Often praised for doing the dirty, understated work in midfield, Real Madrid's Casemiro is taking on an increasingly influential role for Zinedine Zidane's side and stamped his mark all over Saturday's crucial 2-1 win at Athletic Bilbao in La Liga.
The Brazilian midfielder was the architect of Real's opener against Athletic, who had not lost at home since August, splitting the defence with a long ball from the halfway line to Cristiano Ronaldo, who crossed for Karim Benzema to score.
Athletic fought to get back into the game and pulled level through veteran strike Aritz Aduriz, only for Casemiro to restore Real's lead three minutes later by losing his marker from a corner to meet Ronaldo's flicked header.
It was the Brazilian's third goal of 2017, adding to his thunderous volley against Napoli and his strike against Granada and tripling his tally from last season.
It also cemented Real's bid to land a first league title since 2012, taking them five points clear of nearest chalengers Barcelona -- who host Valencia on Sunday -- at the top of the standings.
"Casemiro has grown in a spectacular way. He works very hard and it's a privilege to play with him for club and country as he's one of the best midfielders in the world," Real defender Marcelo told reporters on Saturday.
Zidane had rested Casemiro in two of Real's last three league games. His importance was laid bare in the chaotic 3-3 draw against Las Palmas and the unconvincing 2-1 win over Real Betis last Sunday, and he gave them more resilience when they needed it most against Athletic.
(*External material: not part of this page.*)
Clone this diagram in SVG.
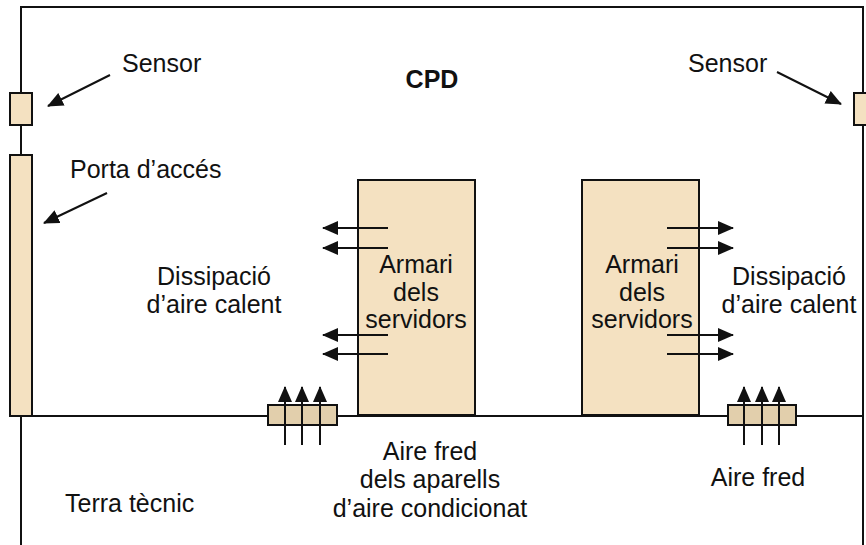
<svg xmlns="http://www.w3.org/2000/svg" width="866" height="545" viewBox="0 0 866 545">
  <style>
    .wall { fill: none; stroke: #111; stroke-width: 2; }
    .part { fill: #f4e1c1; stroke: #111; stroke-width: 2; }
    .grate { fill: #e2cfac; stroke: #111; stroke-width: 2; }
    .flow { stroke: #111; stroke-width: 2; fill: none; marker-end: url(#head); }
    text { font-family: "Liberation Sans", Arial, sans-serif; font-size: 25px; fill: #111; }
    .mid { text-anchor: middle; }
  </style>
  <defs>
    <marker id="head" markerUnits="userSpaceOnUse" markerWidth="16" markerHeight="14" refX="15" refY="7" orient="auto">
      <path d="M0,0 L16,7 L0,14 Z" fill="#111"/>
    </marker>
  </defs>

  <rect width="866" height="545" fill="#fff"/>

  <!-- room outline: ceiling, walls and raised floor -->
  <g id="room">
    <polyline class="wall" points="21,545 21,7 863,7 863,545"/>
    <line class="wall" x1="21" y1="416" x2="863" y2="416"/>
  </g>

  <g id="sensor-left"><rect class="part" x="10" y="93" width="22" height="32"/></g>
  <g id="sensor-right"><rect class="part" x="854" y="93" width="14" height="32"/></g>
  <g id="door"><rect class="part" x="10" y="155" width="22" height="261"/></g>

  <g id="rack-left">
    <rect class="part" x="358" y="180" width="117" height="235"/>
    <text class="mid" x="416" y="273">Armari</text>
    <text class="mid" x="416" y="301">dels</text>
    <text class="mid" x="416" y="328">servidors</text>
  </g>
  <g id="rack-right">
    <rect class="part" x="582" y="180" width="117" height="235"/>
    <text class="mid" x="642" y="273">Armari</text>
    <text class="mid" x="642" y="301">dels</text>
    <text class="mid" x="642" y="328">servidors</text>
  </g>

  <g id="vent-left"><rect class="grate" x="268" y="405" width="69" height="20"/></g>
  <g id="vent-right"><rect class="grate" x="728" y="405" width="68" height="20"/></g>

  <!-- connectors: pointers and air flow -->
  <g id="connectors">
    <line class="flow" x1="110" y1="75" x2="48" y2="106"/>
    <line class="flow" x1="777" y1="72" x2="841" y2="104"/>
    <line class="flow" x1="107" y1="193" x2="44" y2="223"/>

    <line class="flow" x1="388" y1="228" x2="323" y2="228"/>
    <line class="flow" x1="388" y1="248" x2="323" y2="248"/>
    <line class="flow" x1="388" y1="335" x2="323" y2="335"/>
    <line class="flow" x1="388" y1="354" x2="323" y2="354"/>

    <line class="flow" x1="667" y1="228" x2="733" y2="228"/>
    <line class="flow" x1="667" y1="248" x2="733" y2="248"/>
    <line class="flow" x1="667" y1="335" x2="733" y2="335"/>
    <line class="flow" x1="667" y1="354" x2="733" y2="354"/>

    <line class="flow" x1="285" y1="445" x2="285" y2="387"/>
    <line class="flow" x1="302" y1="445" x2="302" y2="387"/>
    <line class="flow" x1="320" y1="445" x2="320" y2="387"/>

    <line class="flow" x1="744" y1="445" x2="744" y2="387"/>
    <line class="flow" x1="762" y1="445" x2="762" y2="387"/>
    <line class="flow" x1="779" y1="445" x2="779" y2="387"/>
  </g>

  <g id="labels">
    <text x="122" y="72">Sensor</text>
    <text x="688" y="72">Sensor</text>
    <text class="mid" x="432" y="88" font-weight="bold">CPD</text>
    <text x="70" y="178">Porta d’accés</text>
    <text class="mid" x="214" y="285">Dissipació</text>
    <text class="mid" x="214" y="313">d’aire calent</text>
    <text class="mid" x="789" y="285">Dissipació</text>
    <text class="mid" x="789" y="313">d’aire calent</text>
    <text class="mid" x="430" y="460">Aire fred</text>
    <text class="mid" x="430" y="488">dels aparells</text>
    <text class="mid" x="430" y="517">d’aire condicionat</text>
    <text class="mid" x="758" y="486">Aire fred</text>
    <text x="65" y="512">Terra tècnic</text>
  </g>
</svg>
The Brazilian will miss next week's game against Alaves through suspension after picking up a yellow card in the first half and showed his humility by expressing his anxiety about losing his place in the team.
"I didn't think it was a yellow card and I didn't want to miss the Alaves game because with the quality we have, if you give an opportunity to another player they can take your place in the team," Casemiro said.
While there is plenty of competition between creative players, illustrated by the fact both Isco and James Rodriguez have started less than half Real's league games, there is no other player in the squad who can do what Casemiro does, and he can expect to slot right back into the starting 11 when he completes his suspension.